Remember when Daley first took over the schools and they kept “finding” pockets of waste and corruption and trotting them out at intervals like the dead body of a terrorist or 14-point buck for the media? It’s almost like Rahm was working for Daley when that happened… wait a second…. So I expect we will soon see some spectacular revelations, court cases and probably some prosecutions. Who knows, maybe we’ll see some high-level prosecutions of people who can’t make the leap from stealing with a briefcase to making the entire process an ethical “crime”. (I’m talking to you Victor Reyes but it’s possible that you’ve evolved enough to make the jump and won’t be seen as a possible competitor.) For example, prior to the repeal of Glass Steagall virtually everything that Goldman Sachs has done to wreck such havoc on our economy was illegal. Now, even though many of the things they’ve done are straight up frauds, a number of them were only possible due to a repeal of the law and a number of their practices though not frauds are now not even under regulation. We call it regulatory capture.

That’s the sort of thing our new sharp-shooters will have to be looking into. This Chicago Microlending Institute, from how the loans are given, to how they are being re-sold, packaged, speculated on and the like needs to be looked into and constantly paid attention to. We need to know every meeting that the World Business Chicago people are engaged in and any deal they are putting together. When a city service gets privatized we better be really clear on what the deliverables are for the city and how much profit the new proprietors are allowed to take out of the process. That’s right, just like the feds saying that 80 to 85% of healthcare has to be spent on the service we need to see the same kind of things applied to any new deals that open any new markets.

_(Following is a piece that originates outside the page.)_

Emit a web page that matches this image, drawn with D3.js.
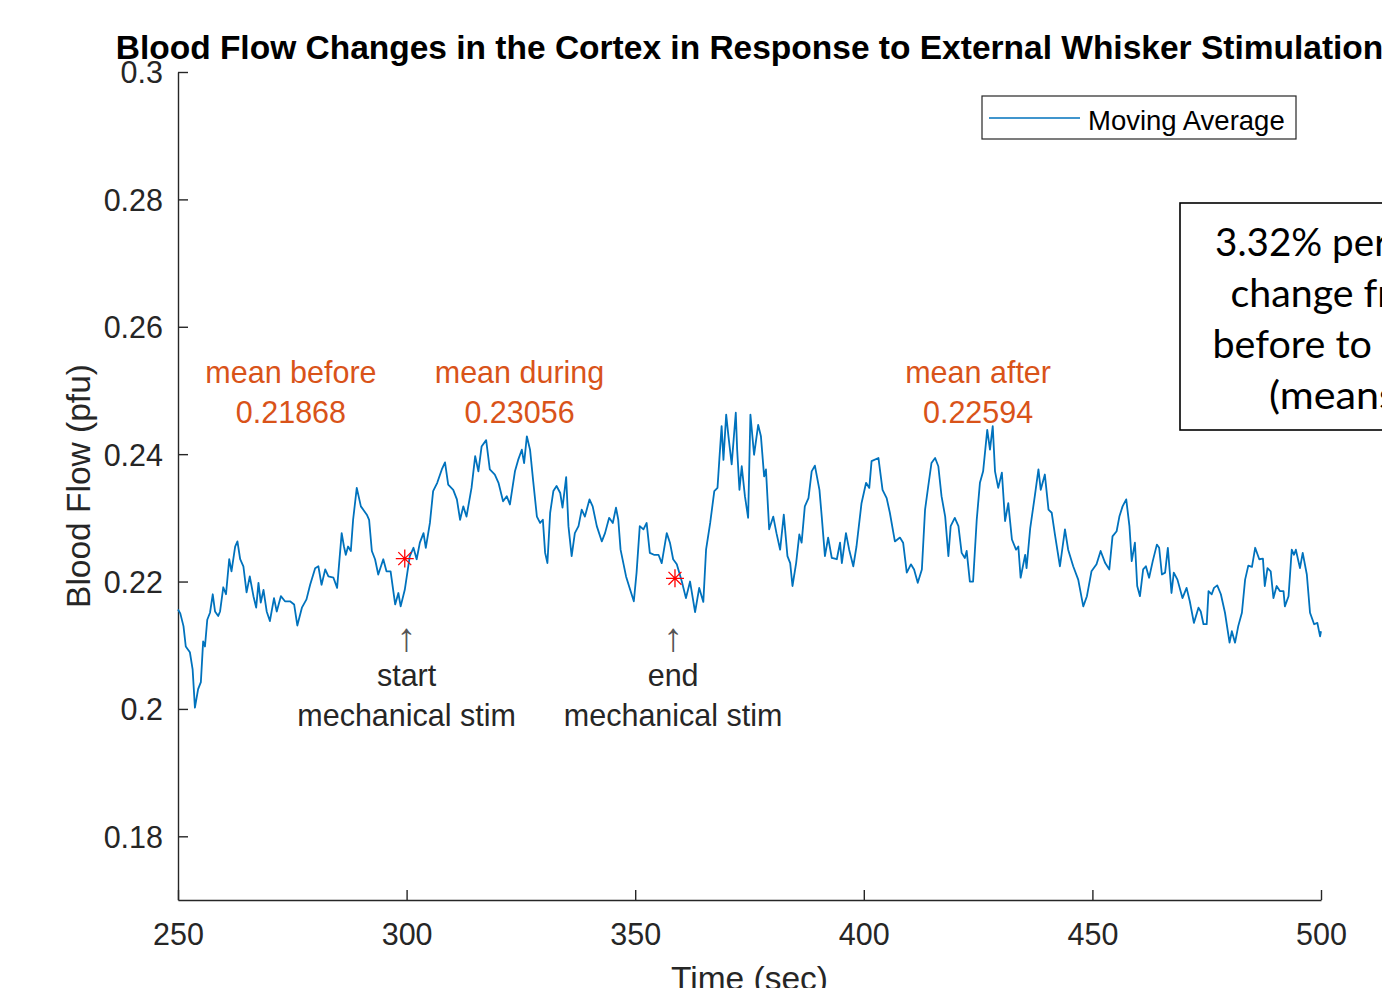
<!DOCTYPE html>
<html>
<head>
  <meta charset="utf-8">
  <title>Blood Flow Changes</title>
  <style>
    body { margin: 0; background: #fff; }
    svg { display: block; }
  </style>
</head>
<body>
  <svg id="chart"></svg>

  <script src="https://cdnjs.cloudflare.com/ajax/libs/d3/7.8.5/d3.min.js"></script>
  <script>
    /** Moving average of blood flow, [time (sec), flow (pfu)] */
    const movingAvg = [
      [250.0,0.2156],[250.5,0.2150],[251.2,0.2130],[251.7,0.2098],[252.6,0.2089],[253.2,0.2062],[253.7,0.2002],[254.4,0.2031],[255.0,0.2042],[255.5,0.2106],
      [255.9,0.2098],[256.4,0.2140],[257.0,0.2151],[257.6,0.2180],[258.1,0.2153],[258.8,0.2146],[259.2,0.2153],[259.9,0.2191],[260.5,0.2180],[261.2,0.2235],
      [261.7,0.2216],[262.5,0.2255],[263.0,0.2263],[263.6,0.2235],[264.3,0.2224],[265.0,0.2183],[265.7,0.2208],[266.5,0.2177],[267.1,0.2159],[267.6,0.2198],
      [268.1,0.2167],[268.7,0.2187],[269.4,0.2153],[270.1,0.2138],[271.0,0.2174],[271.6,0.2153],[272.5,0.2177],[273.4,0.2169],[274.5,0.2169],[275.4,0.2164],
      [276.1,0.2131],[277.1,0.2159],[278.1,0.2172],[278.9,0.2195],[280.0,0.2221],[280.7,0.2224],[281.4,0.2195],[282.2,0.2219],[282.9,0.2208],[284.0,0.2206],
      [284.8,0.2190],[285.8,0.2276],[286.3,0.2255],[286.7,0.2242],[287.2,0.2255],[287.8,0.2248],[288.3,0.2297],[289.1,0.2347],[290.0,0.2318],[291.3,0.2305],
      [291.8,0.2297],[292.4,0.2248],[293.1,0.2235],[293.8,0.2211],[294.9,0.2235],[295.6,0.2216],[296.5,0.2216],[297.5,0.2164],[298.2,0.2182],[298.7,0.2161],
      [299.6,0.2187],[300.7,0.2240],[301.5,0.2253],[302.2,0.2235],[302.9,0.2261],[303.7,0.2276],[304.2,0.2253],[305.1,0.2292],[305.8,0.2342],[306.7,0.2355],
      [307.7,0.2376],[308.4,0.2387],[309.1,0.2352],[310.2,0.2344],[311.0,0.2329],[311.7,0.2297],[312.4,0.2318],[313.1,0.2302],[314.2,0.2347],[315.0,0.2397],
      [315.7,0.2373],[316.4,0.2412],[317.4,0.2422],[318.2,0.2376],[319.3,0.2368],[320.1,0.2355],[321.1,0.2326],[321.9,0.2334],[322.6,0.2321],[323.7,0.2373],
      [324.4,0.2391],[325.2,0.2407],[325.7,0.2386],[326.3,0.2428],[327.0,0.2407],[327.7,0.2357],[328.5,0.2302],[329.2,0.2292],[329.8,0.2297],[330.3,0.2245],
      [330.8,0.2229],[331.4,0.2308],[332.1,0.2342],[332.8,0.2350],[333.6,0.2339],[334.1,0.2316],[334.9,0.2364],[335.4,0.2287],[336.1,0.2240],[336.8,0.2276],
      [337.6,0.2287],[338.3,0.2313],[339.0,0.2302],[340.0,0.2329],[340.7,0.2318],[341.6,0.2287],[342.7,0.2263],[343.4,0.2276],[344.3,0.2300],[345.1,0.2292],
      [345.8,0.2316],[346.3,0.2297],[346.8,0.2250],[348.0,0.2208],[348.9,0.2187],[349.7,0.2169],[350.3,0.2214],[351.0,0.2287],[351.8,0.2282],[352.5,0.2292],
      [353.2,0.2245],[354.1,0.2242],[355.1,0.2242],[355.8,0.2229],[356.9,0.2276],[357.6,0.2261],[358.3,0.2235],[359.1,0.2227],[360.2,0.2200],[361.1,0.2174],
      [362.0,0.2200],[363.1,0.2152],[364.0,0.2190],[364.9,0.2168],[365.5,0.2250],[366.4,0.2292],[367.3,0.2342],[368.0,0.2347],[368.4,0.2391],[368.9,0.2444],
      [369.3,0.2391],[369.9,0.2462],[370.4,0.2428],[371.1,0.2384],[372.0,0.2465],[372.3,0.2407],[372.8,0.2344],[373.3,0.2381],[374.0,0.2334],[374.7,0.2300],
      [375.2,0.2462],[376.0,0.2399],[376.9,0.2446],[377.5,0.2428],[378.2,0.2365],[378.6,0.2376],[379.3,0.2282],[380.2,0.2302],[380.9,0.2276],[381.7,0.2250],
      [382.5,0.2305],[383.3,0.2240],[383.9,0.2229],[384.4,0.2193],[385.2,0.2229],[385.9,0.2274],[386.4,0.2261],[387.1,0.2318],[387.9,0.2331],[388.6,0.2373],
      [389.3,0.2382],[390.3,0.2344],[390.8,0.2302],[391.5,0.2240],[392.2,0.2269],[393.0,0.2237],[394.1,0.2235],[394.8,0.2261],[395.2,0.2229],[396.1,0.2276],
      [396.8,0.2250],[397.7,0.2224],[398.4,0.2255],[399.5,0.2323],[400.5,0.2355],[401.2,0.2347],[401.7,0.2389],[403.2,0.2394],[404.1,0.2344],[405.0,0.2331],
      [405.7,0.2308],[406.8,0.2263],[407.9,0.2269],[408.6,0.2261],[409.4,0.2214],[410.3,0.2227],[411.0,0.2219],[411.8,0.2198],[412.7,0.2219],[413.4,0.2313],
      [414.1,0.2350],[414.8,0.2386],[415.6,0.2394],[416.3,0.2381],[417.0,0.2334],[417.8,0.2302],[418.5,0.2240],[419.0,0.2287],[419.9,0.2300],[420.7,0.2287],
      [421.4,0.2245],[422.1,0.2237],[422.5,0.2248],[423.2,0.2200],[423.9,0.2200],[424.7,0.2297],[425.4,0.2355],[426.1,0.2373],[427.0,0.2438],[427.6,0.2407],
      [428.2,0.2444],[428.7,0.2373],[429.4,0.2347],[430.2,0.2371],[430.9,0.2295],[431.6,0.2323],[432.4,0.2266],[433.3,0.2250],[433.8,0.2255],[434.3,0.2206],
      [435.3,0.2242],[435.6,0.2221],[436.4,0.2284],[437.4,0.2334],[438.2,0.2376],[438.7,0.2344],[439.6,0.2368],[440.4,0.2313],[441.1,0.2308],[441.8,0.2274],
      [442.9,0.2224],[444.0,0.2282],[444.7,0.2250],[445.8,0.2224],[446.9,0.2203],[448.0,0.2161],[448.8,0.2177],[449.8,0.2216],[450.9,0.2227],[451.8,0.2248],
      [452.8,0.2229],[453.7,0.2219],[454.4,0.2271],[455.3,0.2279],[455.9,0.2302],[456.6,0.2318],[457.4,0.2329],[458.1,0.2287],[458.6,0.2232],[459.3,0.2261],
      [459.8,0.2193],[460.4,0.2177],[461.1,0.2219],[461.7,0.2224],[462.4,0.2206],[463.2,0.2232],[464.1,0.2258],[464.6,0.2253],[465.2,0.2211],[465.9,0.2214],
      [466.5,0.2253],[467.3,0.2182],[467.8,0.2214],[468.6,0.2203],[469.7,0.2174],[470.6,0.2190],[471.3,0.2169],[472.2,0.2135],[473.2,0.2159],[473.7,0.2153],
      [474.3,0.2133],[475.0,0.2133],[475.4,0.2185],[476.1,0.2180],[476.6,0.2190],[477.3,0.2194],[478.1,0.2180],[479.0,0.2151],[480.0,0.2104],[480.5,0.2122],
      [481.2,0.2104],[481.9,0.2130],[482.7,0.2151],[483.4,0.2203],[484.1,0.2225],[484.9,0.2223],[485.6,0.2253],[486.5,0.2235],[487.3,0.2236],[487.7,0.2193],
      [488.3,0.2221],[489.0,0.2216],[489.6,0.2174],[490.3,0.2193],[491.0,0.2185],[491.8,0.2185],[492.1,0.2161],[492.9,0.2177],[493.6,0.2250],[494.1,0.2242],
      [494.5,0.2250],[495.4,0.2221],[496.0,0.2245],[496.9,0.2211],[497.6,0.2151],[498.5,0.2133],[499.2,0.2135],[499.8,0.2114],[500.0,0.2122]
    ];

    /** Start / end of stimulation markers (red stars) */
    const stimPoints = [[299.6, 0.2236], [358.7, 0.2205]];

    /** Orange mean annotations: [label, value text, centre time, label y] */
    const meanNotes = [
      ["mean before", "0.21868", 274.7, 0.2512],
      ["mean during", "0.23056", 324.7, 0.2512],
      ["mean after", "0.22594", 425.0, 0.2512]
    ];

    /** Black stimulation annotations: [centre time, lines] */
    const stimNotes = [
      [300.0, ["\u2191", "start", "mechanical stim"]],
      [358.3, ["\u2191", "end", "mechanical stim"]]
    ];

    /** Axis ticks and labels */
    const xTicks = [250, 300, 350, 400, 450, 500];
    const xTickLabels = ["250", "300", "350", "400", "450", "500"];
    const yTicks = [0.18, 0.2, 0.22, 0.24, 0.26, 0.28, 0.3];
    const yTickLabels = ["0.18", "0.2", "0.22", "0.24", "0.26", "0.28", "0.3"];

    /** Text box lines */
    const boxLines = ["3.32% percent", "change from", "before to after", "(means)"];
    const boxLineWidths = [246, 215, 251, 138];

    const width = 1382, height = 988;
    const font = "'Liberation Sans', Arial, Helvetica, sans-serif";
    const axisColor = "#262626";

    const svg = d3.select("#chart")
      .attr("width", width)
      .attr("height", height)
      .attr("viewBox", [0, 0, width, height]);

    svg.append("rect").attr("width", width).attr("height", height).attr("fill", "#fff");

    /** Scales */
    const x = d3.scaleLinear().domain([250, 500]).range([178, 1321]);
    const y = d3.scaleLinear().domain([0.17, 0.3]).range([900, 72]);

    /** Axes */
    const gx = svg.append("g")
      .attr("transform", `translate(0,${y(0.17)})`)
      .call(d3.axisBottom(x)
        .tickValues(xTicks)
        .tickFormat((d, i) => xTickLabels[i])
        .tickSizeInner(-10)
        .tickSizeOuter(0)
        .tickPadding(23));

    const gy = svg.append("g")
      .attr("transform", `translate(${x(250)},0)`)
      .call(d3.axisLeft(y)
        .tickValues(yTicks)
        .tickFormat((d, i) => yTickLabels[i])
        .tickSizeInner(-10)
        .tickSizeOuter(0)
        .tickPadding(15));

    [gx, gy].forEach(g => {
      g.attr("font-family", font).attr("font-size", 30.5);
      g.select(".domain").attr("stroke", axisColor).attr("stroke-width", 1.4);
      g.selectAll(".tick line").attr("stroke", axisColor).attr("stroke-width", 1.4);
      g.selectAll(".tick text").attr("fill", axisColor);
    });
    gy.selectAll(".tick text").attr("dy", "0.36em");

    /** Axis labels and title */
    svg.append("text")
      .attr("x", (x(250) + x(500)) / 2)
      .attr("y", 990)
      .attr("text-anchor", "middle")
      .attr("font-family", font)
      .attr("font-size", 33.5)
      .attr("fill", axisColor)
      .text("Time (sec)");

    svg.append("text")
      .attr("transform", `translate(90,${(y(0.17) + y(0.3)) / 2}) rotate(-90)`)
      .attr("text-anchor", "middle")
      .attr("font-family", font)
      .attr("font-size", 33.5)
      .attr("fill", axisColor)
      .text("Blood Flow (pfu)");

    svg.append("text")
      .attr("x", (x(250) + x(500)) / 2)
      .attr("y", 59)
      .attr("text-anchor", "middle")
      .attr("font-family", font)
      .attr("font-size", 33.5)
      .attr("font-weight", "bold")
      .attr("fill", "#000")
      .text("Blood Flow Changes in the Cortex in Response to External Whisker Stimulation");

    /** The moving average line */
    const line = d3.line()
      .x(d => x(d[0]))
      .y(d => y(d[1]));

    svg.append("path")
      .datum(movingAvg)
      .attr("d", line)
      .attr("fill", "none")
      .attr("stroke", "#0072BD")
      .attr("stroke-width", 1.8)
      .attr("stroke-linejoin", "round");

    /** Red asterisk markers */
    const r = 9;
    const star = `M${-r},0H${r}M0,${-r}V${r}M${-r * 0.72},${-r * 0.72}L${r * 0.72},${r * 0.72}M${-r * 0.72},${r * 0.72}L${r * 0.72},${-r * 0.72}`;
    svg.append("g").selectAll("path")
      .data(stimPoints)
      .join("path")
      .attr("transform", d => `translate(${x(d[0])},${y(d[1])})`)
      .attr("d", star)
      .attr("fill", "none")
      .attr("stroke", "#FF0000")
      .attr("stroke-width", 1.3);

    /** Mean annotations */
    const means = svg.append("g")
      .attr("font-family", font)
      .attr("font-size", 30.5)
      .attr("fill", "#D95319")
      .attr("text-anchor", "middle");
    means.selectAll("text.lbl")
      .data(meanNotes)
      .join("text")
      .attr("class", "lbl")
      .attr("x", d => x(d[2]))
      .attr("y", d => y(d[3]))
      .text(d => d[0]);
    means.selectAll("text.val")
      .data(meanNotes)
      .join("text")
      .attr("class", "val")
      .attr("x", d => x(d[2]))
      .attr("y", d => y(d[3]) + 40)
      .text(d => d[1]);

    /** Stimulation annotations */
    const stims = svg.append("g")
      .attr("font-family", font)
      .attr("font-size", 30.5)
      .attr("fill", axisColor)
      .attr("text-anchor", "middle");
    stimNotes.forEach(([t, lines]) => {
      lines.forEach((s, i) => {
        stims.append("text")
          .attr("x", x(t))
          .attr("y", [651, 686, 726][i])
          .attr("font-size", i === 0 ? 40 : 30.5)
          .attr("fill", i === 0 ? "#555" : axisColor)
          .text(s);
      });
    });

    /** Legend */
    const legend = svg.append("g");
    legend.append("rect")
      .attr("x", 982).attr("y", 96)
      .attr("width", 314).attr("height", 43)
      .attr("fill", "#fff")
      .attr("stroke", axisColor)
      .attr("stroke-width", 1.2);
    legend.append("line")
      .attr("x1", 989).attr("x2", 1080)
      .attr("y1", 118).attr("y2", 118)
      .attr("stroke", "#0072BD")
      .attr("stroke-width", 1.7);
    legend.append("text")
      .attr("x", 1088).attr("y", 130)
      .attr("font-family", font)
      .attr("font-size", 27.5)
      .attr("fill", "#000")
      .text("Moving Average");

    /** Percent change text box */
    const box = svg.append("g");
    box.append("rect")
      .attr("x", 1180).attr("y", 203)
      .attr("width", 400).attr("height", 227)
      .attr("fill", "#fff")
      .attr("stroke", "#000")
      .attr("stroke-width", 1.6);
    box.selectAll("text")
      .data(boxLines)
      .join("text")
      .attr("x", 1338)
      .attr("y", (d, i) => 256 + i * 51)
      .attr("text-anchor", "middle")
      .attr("font-family", "Lato, 'Open Sans', sans-serif")
      .attr("font-size", 38)
      .attr("fill", "#000")
      .attr("textLength", (d, i) => boxLineWidths[i])
      .attr("lengthAdjust", "spacingAndGlyphs")
      .text(d => d);
  </script>
</body>
</html>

We just saw a $1.1 million dollar accounting error come rolling out of a stadium deal. Small potatoes, not what we need to be thinking too hard about but if these same accounting genii, that’s genius plural, are coming up with ways to use TIF funds or investing the pension funds or are tangled up in bonding issues that is an area for investigation and concern.

So old-timey corruption is out and we can expect the new ethics team to discover a lot of it as no one looks into the moral hazard posed by schools, charters, as a for-profit endeavor, for example. Remember, Rahm Emanuel is a foe of the government and a servant/agent of corporate interests. With him, as a public what we want the ethics people up to his neck and inside his underwear on is how he is relating to those entities and how much oversight is focused on them. We want the strictest possible rules dropped on them possible and we don’t want tax breaks flowing to them out of the public coffers to do things for them that they should do themselves. We also don’t want them contributing less to the public coffers while continuing to drain cash out of the public to support them. Those are the kinds of things our ethics laws need to be paying attention to. How the elimination of the corporate head tax came into being and who benefits and what is G.E. Capital getting for coming here? See, no one even thinks that’s worth looking into but guess what… these sorts of deals have the potential to structurally deprive the city in billions of dollars in revenue while making corporations even richer and more powerful. Something to think about and something for our friends of spend a lot of time examining.